# Enclosed Reed For Sale



## Rick Howard (Feb 25, 2012)

Finished these guys up today. Sound files are listed below the photo. $17 shipped. PM me if you would like on. Thanks

Left to right: Zebrawood, Mesquite, Bocote








View attachment zebrawood2.wav

View attachment Mesquite.wav

View attachment Bocote.wav


----------



## Rick Howard (Feb 25, 2012)

The Mesquite (middle call) is sold. Thanks Mike!


----------



## 220swift (Mar 2, 2011)




----------



## prairiewolf (Feb 19, 2012)

Some nice looking calls there Rick !


----------



## Rich Cronk (Feb 24, 2010)

Very nice!


----------



## youngdon (Mar 10, 2010)

Pretty calls Rick.
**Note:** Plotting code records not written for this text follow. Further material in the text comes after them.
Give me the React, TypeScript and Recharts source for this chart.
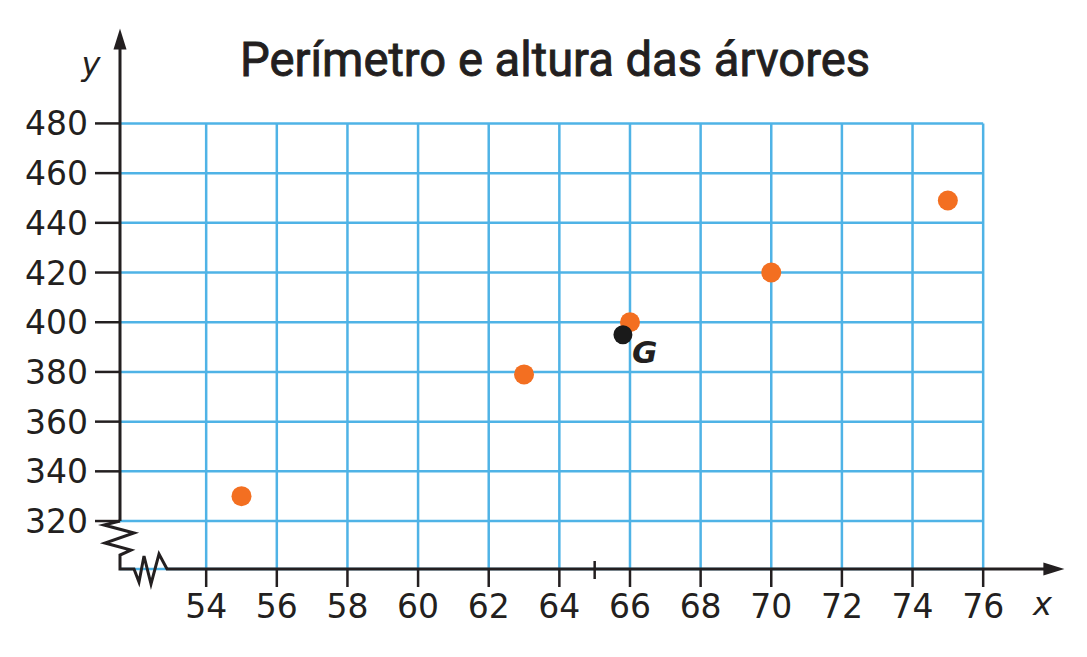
import React from "react";
import {
  ScatterChart,
  Scatter,
  XAxis,
  YAxis,
  ReferenceLine,
} from "recharts";

// perímetro (cm) e altura (cm) das árvores
const perimetro = [55, 63, 66, 70, 75];
const altura = [330, 379, 400, 420, 449];

// ponto médio G
const centroX = [65.8];
const centroY = [395];
const centroNome = ["G"];

const xTicks = [54, 56, 58, 60, 62, 64, 66, 68, 70, 72, 74, 76];
const yTicks = [320, 340, 360, 380, 400, 420, 440, 460, 480];
const xMarca = 65;

const TITLE = "Perímetro e altura das árvores";

const X_MIN = 51.56;
const X_MAX = 78.3;
const Y_MIN = 300.7;
const Y_MAX = 518.2;

const BLUE = "#4FB3E6";
const ORANGE = "#F36F21";
const DARK = "#231F20";
const FONT = "'DejaVu Sans', sans-serif";

const arvores = perimetro.map((p, i) => ({ x: p, y: altura[i] }));
const centro = centroX.map((x, i) => ({ x, y: centroY[i], nome: centroNome[i] }));

const XTick = (props: any) => {
  const { x, y, payload } = props;
  return (
    <text x={x} y={y} dy={27} textAnchor="middle" fontFamily={FONT} fontSize={33} fill={DARK}>
      {payload.value}
    </text>
  );
};

const YTick = (props: any) => {
  const { x, y, payload } = props;
  return (
    <text x={x} y={y} dy={12} textAnchor="end" fontFamily={FONT} fontSize={33} fill={DARK}>
      {payload.value}
    </text>
  );
};

// eixo y com seta e letra "y"
const EixoY = (p: any) => {
  const { x1, y1, x2, y2 } = p;
  return (
    <g>
      <line x1={x1} y1={y1} x2={x2} y2={y2 + 14} stroke={DARK} strokeWidth={3} />
      <polygon points={`${x2},${y2} ${x2 - 6.5},${y2 + 21} ${x2 + 6.5},${y2 + 21}`} fill={DARK} />
      <text x={x2 - 29} y={y2 + 46} textAnchor="middle" fontFamily={FONT} fontStyle="italic" fontSize={32} fill={DARK}>
        y
      </text>
    </g>
  );
};

// eixo x com seta e letra "x"
const EixoX = (p: any) => {
  const { x1, y1, x2 } = p;
  return (
    <g>
      <line x1={x1 + 46} y1={y1} x2={x2 - 14} y2={y1} stroke={DARK} strokeWidth={3} />
      <polygon points={`${x2},${y1} ${x2 - 21},${y1 - 6.5} ${x2 - 21},${y1 + 6.5}`} fill={DARK} />
      <text x={x2 - 22} y={y1 + 46} textAnchor="middle" fontFamily={FONT} fontStyle="italic" fontSize={32} fill={DARK}>
        x
      </text>
    </g>
  );
};

// quebra dos eixos (zigue-zague)
const Quebra = (p: any) => {
  const { x1, y1, y2 } = p;
  const pts = [
    [x1, y1],
    [x1 - 16, y1 + 4],
    [x1 + 14, y1 + 12],
    [x1 - 15, y1 + 22],
    [x1 + 11, y1 + 29],
    [x1, y1 + 34],
    [x1, y2],
    [x1 + 14, y2],
    [x1 + 19, y2 + 13],
    [x1 + 24, y2 - 13],
    [x1 + 31, y2 + 15],
    [x1 + 39, y2 - 15],
    [x1 + 47, y2],
  ]
    .map((q) => q.join(","))
    .join(" ");
  return <polyline points={pts} fill="none" stroke={DARK} strokeWidth={3} strokeLinejoin="miter" />;
};

const MarcaX = (p: any) => {
  const { x1, y1 } = p;
  return <line x1={x1} y1={y1 - 8} x2={x1} y2={y1 + 10} stroke={DARK} strokeWidth={2.5} />;
};

const PontoG = (p: any) => {
  const { cx, cy, payload } = p;
  return (
    <g>
      <circle cx={cx} cy={cy} r={9.5} fill="#1A1A1A" />
      <text
        x={cx + 9}
        y={cy + 28}
        fontFamily={FONT}
        fontStyle="italic"
        fontWeight={600}
        fontSize={31}
        fill={DARK}
      >
        {payload.nome}
      </text>
    </g>
  );
};

export default function App() {
  return (
    <div style={{ position: "absolute", left: 0, top: 0, width: 1087, height: 657, background: "#fff" }}>
      <svg width={1087} height={100} style={{ position: "absolute", left: 0, top: 0, pointerEvents: "none" }}>
        <text
          x={240}
          y={76}
          textLength={630}
          lengthAdjust="spacingAndGlyphs"
          fontFamily="Roboto, sans-serif"
          fontWeight={400}
          fontSize={48}
          fill={DARK}
          stroke={DARK}
          strokeWidth={0.9}
        >
          {TITLE}
        </text>
      </svg>
      <div style={{ position: "absolute", left: 0, top: 0 }}>
        <ScatterChart
          width={1087}
          height={657}
          margin={{ top: 28.5, right: 22.6, bottom: 28, left: 20 }}
        >
          <XAxis
            type="number"
            dataKey="x"
            domain={[X_MIN, X_MAX]}
            ticks={xTicks}
            interval={0}
            allowDataOverflow
            height={60}
            axisLine={false}
            tickLine={{ stroke: DARK, strokeWidth: 2.5 }}
            tickSize={18}
            tickMargin={4}
            tick={<XTick />}
          />
          <YAxis
            type="number"
            dataKey="y"
            domain={[Y_MIN, Y_MAX]}
            ticks={yTicks}
            interval={0}
            allowDataOverflow
            width={100}
            axisLine={false}
            tickLine={{ stroke: DARK, strokeWidth: 2.5 }}
            tickSize={25}
            tickMargin={7}
            tick={<YTick />}
          />

          {/* grade */}
          <ReferenceLine
            segment={[{ x: X_MIN, y: Y_MIN }, { x: xTicks[xTicks.length - 1], y: Y_MIN }]}
            stroke={BLUE}
            strokeWidth={2.5}
            ifOverflow="visible"
          />
          {yTicks.map((t) => (
            <ReferenceLine
              key={`h-${t}`}
              segment={[{ x: X_MIN, y: t }, { x: xTicks[xTicks.length - 1], y: t }]}
              stroke={BLUE}
              strokeWidth={2.5}
              ifOverflow="visible"
            />
          ))}
          {xTicks.map((t) => (
            <ReferenceLine
              key={`v-${t}`}
              segment={[{ x: t, y: Y_MIN }, { x: t, y: yTicks[yTicks.length - 1] }]}
              stroke={BLUE}
              strokeWidth={2.5}
              ifOverflow="visible"
            />
          ))}

          {/* eixos */}
          <ReferenceLine
            segment={[{ x: X_MIN, y: Y_MIN }, { x: X_MAX, y: Y_MIN }]}
            ifOverflow="visible"
            shape={(p: any) => <EixoX {...p} />}
          />
          <ReferenceLine
            segment={[{ x: X_MIN, y: yTicks[0] }, { x: X_MIN, y: Y_MAX }]}
            ifOverflow="visible"
            shape={(p: any) => <EixoY {...p} />}
          />
          <ReferenceLine
            segment={[{ x: X_MIN, y: yTicks[0] }, { x: X_MIN, y: Y_MIN }]}
            ifOverflow="visible"
            shape={(p: any) => <Quebra {...p} />}
          />
          <ReferenceLine
            segment={[{ x: xMarca, y: Y_MIN }, { x: xMarca, y: Y_MIN }]}
            ifOverflow="visible"
            shape={(p: any) => <MarcaX {...p} />}
          />

          <Scatter
            data={arvores}
            fill={ORANGE}
            isAnimationActive={false}
            shape={(p: any) => <circle cx={p.cx} cy={p.cy} r={10} fill={ORANGE} />}
          />
          <Scatter data={centro} isAnimationActive={false} shape={(p: any) => <PontoG {...p} />} />
        </ScatterChart>
      </div>
    </div>
  );
}
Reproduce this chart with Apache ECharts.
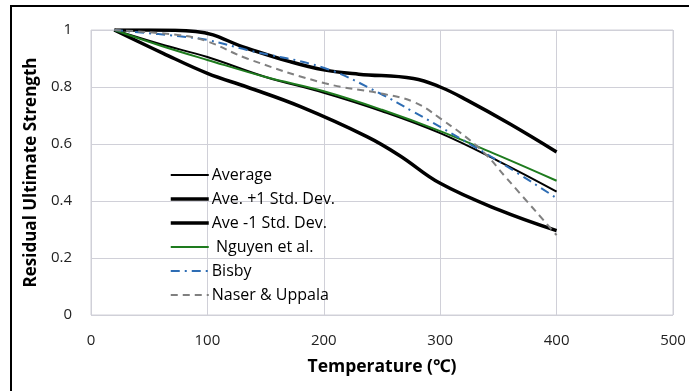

A-one craftsmanship as always !


----------



## Weasel (Jun 18, 2012)

Great shapes.


----------



## Rick Howard (Feb 25, 2012)

Thank you fellas.


----------



## bones44 (Jan 7, 2011)

As always, they look great !


----------



## Rick Howard (Feb 25, 2012)

Thank you Tom.


----------



## Rick Howard (Feb 25, 2012)

The Zebrawood may be gone...


----------



## Rick Howard (Feb 25, 2012)

Zebrawood call is sold.


----------